What you should do –
Check every line below for the string "document", and copy the lines that contain it.

___ Collected material ___

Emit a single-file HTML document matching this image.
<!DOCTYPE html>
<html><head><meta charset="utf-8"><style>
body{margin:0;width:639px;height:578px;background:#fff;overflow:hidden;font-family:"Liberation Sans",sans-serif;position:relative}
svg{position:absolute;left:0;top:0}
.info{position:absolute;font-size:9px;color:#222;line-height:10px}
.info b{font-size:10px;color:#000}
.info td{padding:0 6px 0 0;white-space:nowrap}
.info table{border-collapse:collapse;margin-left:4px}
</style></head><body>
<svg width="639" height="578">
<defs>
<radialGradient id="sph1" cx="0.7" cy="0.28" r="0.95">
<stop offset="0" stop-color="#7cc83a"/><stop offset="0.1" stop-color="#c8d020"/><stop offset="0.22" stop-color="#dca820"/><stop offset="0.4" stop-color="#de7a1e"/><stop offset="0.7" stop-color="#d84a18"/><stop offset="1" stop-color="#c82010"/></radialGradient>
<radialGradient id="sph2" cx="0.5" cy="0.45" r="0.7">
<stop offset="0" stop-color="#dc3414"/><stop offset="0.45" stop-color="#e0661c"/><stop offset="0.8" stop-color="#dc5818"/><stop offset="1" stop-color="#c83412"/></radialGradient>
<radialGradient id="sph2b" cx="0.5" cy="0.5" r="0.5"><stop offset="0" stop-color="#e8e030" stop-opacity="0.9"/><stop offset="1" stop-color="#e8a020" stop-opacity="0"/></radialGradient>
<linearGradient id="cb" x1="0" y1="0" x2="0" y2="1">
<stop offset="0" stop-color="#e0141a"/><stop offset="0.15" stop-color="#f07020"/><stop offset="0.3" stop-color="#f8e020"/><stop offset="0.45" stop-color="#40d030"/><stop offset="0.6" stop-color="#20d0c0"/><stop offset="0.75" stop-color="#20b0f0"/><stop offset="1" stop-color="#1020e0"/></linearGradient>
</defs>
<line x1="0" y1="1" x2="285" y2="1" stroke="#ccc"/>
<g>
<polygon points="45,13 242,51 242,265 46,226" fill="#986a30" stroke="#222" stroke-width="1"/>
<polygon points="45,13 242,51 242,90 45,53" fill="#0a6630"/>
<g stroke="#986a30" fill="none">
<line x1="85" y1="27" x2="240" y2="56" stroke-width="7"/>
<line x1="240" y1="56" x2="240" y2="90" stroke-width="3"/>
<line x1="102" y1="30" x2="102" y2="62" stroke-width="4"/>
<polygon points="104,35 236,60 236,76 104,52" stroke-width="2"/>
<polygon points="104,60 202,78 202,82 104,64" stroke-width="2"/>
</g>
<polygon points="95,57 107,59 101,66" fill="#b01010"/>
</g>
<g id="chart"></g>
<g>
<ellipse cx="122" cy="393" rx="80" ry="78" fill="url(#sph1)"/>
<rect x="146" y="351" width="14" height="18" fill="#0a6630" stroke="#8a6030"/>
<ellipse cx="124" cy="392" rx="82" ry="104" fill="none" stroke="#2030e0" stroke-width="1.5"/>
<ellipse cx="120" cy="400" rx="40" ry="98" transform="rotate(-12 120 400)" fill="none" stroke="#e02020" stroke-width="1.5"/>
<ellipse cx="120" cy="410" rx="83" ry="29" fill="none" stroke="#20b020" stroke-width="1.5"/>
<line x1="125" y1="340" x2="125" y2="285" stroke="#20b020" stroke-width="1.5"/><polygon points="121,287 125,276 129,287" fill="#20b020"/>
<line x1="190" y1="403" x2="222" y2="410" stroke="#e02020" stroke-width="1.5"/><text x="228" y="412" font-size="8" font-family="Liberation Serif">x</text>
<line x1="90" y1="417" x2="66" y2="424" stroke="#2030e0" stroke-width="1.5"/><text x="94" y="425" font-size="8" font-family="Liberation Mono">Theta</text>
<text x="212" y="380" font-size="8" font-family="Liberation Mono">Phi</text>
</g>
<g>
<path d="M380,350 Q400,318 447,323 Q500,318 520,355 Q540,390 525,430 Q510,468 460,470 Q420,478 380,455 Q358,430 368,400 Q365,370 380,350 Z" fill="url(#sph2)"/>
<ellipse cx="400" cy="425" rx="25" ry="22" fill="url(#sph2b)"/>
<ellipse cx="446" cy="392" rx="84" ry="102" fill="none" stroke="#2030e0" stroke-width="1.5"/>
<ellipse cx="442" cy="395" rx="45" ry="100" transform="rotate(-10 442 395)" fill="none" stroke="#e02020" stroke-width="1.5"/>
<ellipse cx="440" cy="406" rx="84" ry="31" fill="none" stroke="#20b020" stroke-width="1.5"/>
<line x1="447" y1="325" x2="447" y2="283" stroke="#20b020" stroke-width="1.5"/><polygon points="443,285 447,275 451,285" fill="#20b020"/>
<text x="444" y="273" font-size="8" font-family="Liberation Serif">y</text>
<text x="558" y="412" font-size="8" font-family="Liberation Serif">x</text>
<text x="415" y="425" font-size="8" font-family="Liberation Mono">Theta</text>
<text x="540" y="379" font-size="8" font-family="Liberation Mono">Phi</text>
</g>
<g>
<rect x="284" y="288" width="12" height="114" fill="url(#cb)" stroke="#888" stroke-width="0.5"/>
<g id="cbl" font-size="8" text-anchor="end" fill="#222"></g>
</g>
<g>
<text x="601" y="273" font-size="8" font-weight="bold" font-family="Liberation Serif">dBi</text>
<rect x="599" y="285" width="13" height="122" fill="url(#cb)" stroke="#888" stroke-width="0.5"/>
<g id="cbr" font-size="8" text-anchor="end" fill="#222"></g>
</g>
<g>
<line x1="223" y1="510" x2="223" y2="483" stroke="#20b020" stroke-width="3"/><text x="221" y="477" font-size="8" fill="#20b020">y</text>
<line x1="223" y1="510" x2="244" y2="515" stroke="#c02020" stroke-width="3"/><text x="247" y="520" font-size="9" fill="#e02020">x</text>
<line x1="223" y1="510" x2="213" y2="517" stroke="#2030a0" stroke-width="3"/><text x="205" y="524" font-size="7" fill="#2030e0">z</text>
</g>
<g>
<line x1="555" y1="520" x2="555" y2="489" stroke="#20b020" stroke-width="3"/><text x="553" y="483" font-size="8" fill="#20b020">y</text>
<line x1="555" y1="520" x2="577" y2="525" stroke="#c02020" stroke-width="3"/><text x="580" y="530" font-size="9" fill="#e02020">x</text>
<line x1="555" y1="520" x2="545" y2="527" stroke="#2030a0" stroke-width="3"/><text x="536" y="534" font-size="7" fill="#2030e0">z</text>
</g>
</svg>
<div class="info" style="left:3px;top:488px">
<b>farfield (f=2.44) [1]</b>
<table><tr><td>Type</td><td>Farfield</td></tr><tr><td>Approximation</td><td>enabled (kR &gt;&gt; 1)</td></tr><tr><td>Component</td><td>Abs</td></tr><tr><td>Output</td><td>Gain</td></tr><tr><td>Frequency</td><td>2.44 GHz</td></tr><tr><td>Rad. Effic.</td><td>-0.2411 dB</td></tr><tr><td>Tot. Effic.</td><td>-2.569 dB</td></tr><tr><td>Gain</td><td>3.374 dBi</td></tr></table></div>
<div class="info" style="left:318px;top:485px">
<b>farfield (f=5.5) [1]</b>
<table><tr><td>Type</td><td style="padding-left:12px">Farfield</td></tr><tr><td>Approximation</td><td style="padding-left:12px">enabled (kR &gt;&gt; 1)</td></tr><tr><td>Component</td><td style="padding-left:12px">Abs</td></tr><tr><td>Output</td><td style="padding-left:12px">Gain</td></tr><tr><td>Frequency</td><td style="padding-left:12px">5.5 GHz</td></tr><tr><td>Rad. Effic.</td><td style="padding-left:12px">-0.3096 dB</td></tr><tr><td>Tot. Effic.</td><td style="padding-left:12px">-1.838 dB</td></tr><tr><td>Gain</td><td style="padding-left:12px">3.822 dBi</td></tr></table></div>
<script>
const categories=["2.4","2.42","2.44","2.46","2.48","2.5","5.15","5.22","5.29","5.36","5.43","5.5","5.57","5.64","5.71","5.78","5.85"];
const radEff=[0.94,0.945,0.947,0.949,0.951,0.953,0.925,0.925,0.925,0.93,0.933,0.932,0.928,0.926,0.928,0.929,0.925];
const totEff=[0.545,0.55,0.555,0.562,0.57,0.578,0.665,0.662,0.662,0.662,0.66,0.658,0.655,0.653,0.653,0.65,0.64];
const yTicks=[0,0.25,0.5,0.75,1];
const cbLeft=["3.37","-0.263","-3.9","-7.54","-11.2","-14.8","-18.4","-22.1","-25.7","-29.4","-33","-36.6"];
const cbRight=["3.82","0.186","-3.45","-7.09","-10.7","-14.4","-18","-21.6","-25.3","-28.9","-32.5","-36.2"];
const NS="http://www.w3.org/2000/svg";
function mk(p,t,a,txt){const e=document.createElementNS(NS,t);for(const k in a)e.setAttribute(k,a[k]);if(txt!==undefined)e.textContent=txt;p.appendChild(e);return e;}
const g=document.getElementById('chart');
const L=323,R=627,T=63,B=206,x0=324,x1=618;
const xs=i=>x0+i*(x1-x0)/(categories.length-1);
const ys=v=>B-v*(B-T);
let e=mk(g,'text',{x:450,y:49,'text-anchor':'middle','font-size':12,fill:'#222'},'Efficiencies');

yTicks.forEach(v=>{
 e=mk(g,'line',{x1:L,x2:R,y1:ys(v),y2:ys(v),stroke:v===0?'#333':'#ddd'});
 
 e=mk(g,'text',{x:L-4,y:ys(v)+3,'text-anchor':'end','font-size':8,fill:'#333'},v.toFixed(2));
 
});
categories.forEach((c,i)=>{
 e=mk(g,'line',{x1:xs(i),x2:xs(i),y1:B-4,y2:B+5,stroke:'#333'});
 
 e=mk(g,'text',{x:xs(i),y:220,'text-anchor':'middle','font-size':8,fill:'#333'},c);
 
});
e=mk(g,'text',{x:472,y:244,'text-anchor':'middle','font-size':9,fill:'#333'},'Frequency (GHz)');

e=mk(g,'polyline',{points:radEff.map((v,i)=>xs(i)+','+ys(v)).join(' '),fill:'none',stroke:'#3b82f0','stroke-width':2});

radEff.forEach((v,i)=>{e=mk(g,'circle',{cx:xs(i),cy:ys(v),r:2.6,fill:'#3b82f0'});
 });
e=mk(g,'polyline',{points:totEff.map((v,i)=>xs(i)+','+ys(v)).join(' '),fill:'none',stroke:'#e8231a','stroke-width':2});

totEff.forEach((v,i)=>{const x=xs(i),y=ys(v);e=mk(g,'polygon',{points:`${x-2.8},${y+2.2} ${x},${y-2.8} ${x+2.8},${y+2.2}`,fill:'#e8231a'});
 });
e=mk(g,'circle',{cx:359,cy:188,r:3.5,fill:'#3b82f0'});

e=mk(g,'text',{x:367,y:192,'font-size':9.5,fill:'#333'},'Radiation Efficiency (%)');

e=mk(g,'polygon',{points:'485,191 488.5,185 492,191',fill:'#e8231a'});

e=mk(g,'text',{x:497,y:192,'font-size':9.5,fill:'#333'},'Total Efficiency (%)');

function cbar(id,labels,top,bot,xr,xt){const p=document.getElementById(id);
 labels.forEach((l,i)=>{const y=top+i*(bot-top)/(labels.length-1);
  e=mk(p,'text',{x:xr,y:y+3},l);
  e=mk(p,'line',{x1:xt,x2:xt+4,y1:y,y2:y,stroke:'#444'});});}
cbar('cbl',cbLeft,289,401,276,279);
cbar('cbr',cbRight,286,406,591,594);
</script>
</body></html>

___

Final result –
Emit a single-file HTML document matching this image.
function mk(p,t,a,txt){const e=document.createElementNS(NS,t);for(const k in a)e.setAttribute(k,a[k]);if(txt!==undefined)e.textContent=txt;p.appendChild(e);return e;}
const g=document.getElementById('chart');
function cbar(id,labels,top,bot,xr,xt){const p=document.getElementById(id);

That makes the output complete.